Jackie, I need some advice. My friend says I have a fear of commitment because I break up with my boyfriend every time he talks about moving in together or marriage. Do you think she is right?
It is difficult to answer this question without knowing more details such as:
Have you ever been married before?
How old are both of you?
How long have you known each other?
Do you have the same long-term goals and dreams?
Are you truly happy in the relationship?
These are all important factors when it comes to knowing if getting married is right for you. That said, here are my thoughts, in general about knowing if you have a fear of commitment or if you are just with the wrong person.
There are a lot of men and women out there who have fear of commitment, and all have different reasons for it. Here are a few:
1. They have a troubled past/childhood.
I know a man whose parents divorced when he was a kid, and because his experience was so painful – watching his parents’ marriage deteriorate and then seeing them go through a horrendous divorce, he is very afraid of getting married and having kids.
2. They have been hurt in a past relationship.
Maybe someone felt so much pain in a past relationship, or felt abandoned, and they can’t fathom trusting someone again.
3. They don’t want to be divorced again.
Some people have fear of commitment for the sole purpose that they don’t want to take the risk of having to go through another divorce. So, the solution to them is to just avoid marriage. Maybe it would feel shameful to be divorced twice, or maybe they just don’t want to take that chance.
I do have another strong theory about fear of commitment: Maybe you’re with the wrong person.
Maybe this woman keeps breaking up with the guy, not because she is fearful of committing, but because she doesn’t want to commit to HIM.
In my heart, I believe that if two people truly love each other, neither of them will break it off because they can’t bear being apart. It’s as simple as that. Now, do I know several couples who broke up before they eventually got back together and got married? Yes. Maybe some couples need to be break up to realize the depth of their love and commitment. But, in this woman’s case, it sounds like she is has distanced herself multiple times with this man. She should ask herself why she has been willing to let him go more than once.
Several years ago, I was in a very long-term relationship, and for some reason, marrying this person did not feel right to me. Something in my gut told me not to go through with it. I came pretty close to getting engaged, and then broke up.
A lot of my friends would say, “You’re just scared because you are divorced.
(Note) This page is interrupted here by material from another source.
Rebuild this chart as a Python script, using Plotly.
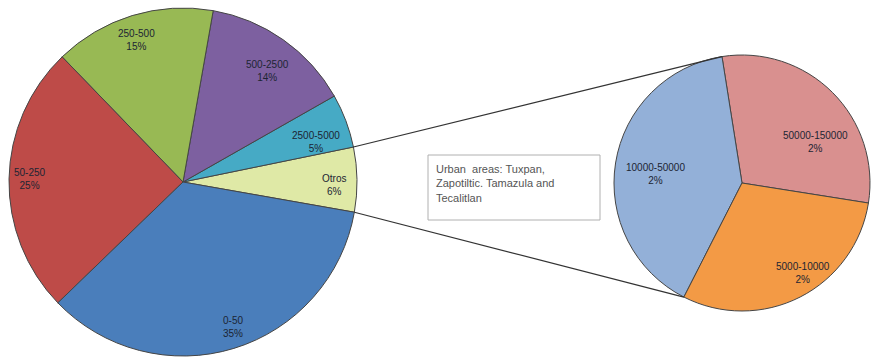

This will be different than your marriage.”
At the time, I wasn’t sure if they were right, but I knew one thing: For whatever reason, I had fear of commitment, and so going through with it was the wrong thing to do.
Turns out, I didn’t have fear of commitment after all. After we broke up, a few months later, I began dating the man I’m with now. It’s been several years and if he asked me to marry him I would in a heartbeat. It’s a very very different feeling. It’s a feeling in my gut of deep love, trust, and commitment–whether we get married or not is irrelevant.
Back to this woman’s situation, only time will tell whether she has fear of commitment or if this guy just isn’t the one.
She could end up getting engaged or moving in with the boyfriend. She could then either realize she had a fear that was unwarranted and live happily ever after, or she could end up moving out, breaking off the engagement, or worst of all, getting divorced because she made the wrong decision and didn’t listen to her gut.
Another possibility is that if she breaks it off with this guy, takes some time for herself–not just a couple weeks, but a real significant amount of time, she might have a better idea of what she really wants with this guy.
In closing, living with someone and being married is not easy. So many divorced men and women I know will tell you they had doubts before they were married, but that they went through with it anyhow. That is definitely something to think about. But personally, I can attest to the fact that your heart and your gut tell you what to do. They tell you if the problem with committing is YOU or if the problem is the person you are with. You owe it to yourself to listen to these two things.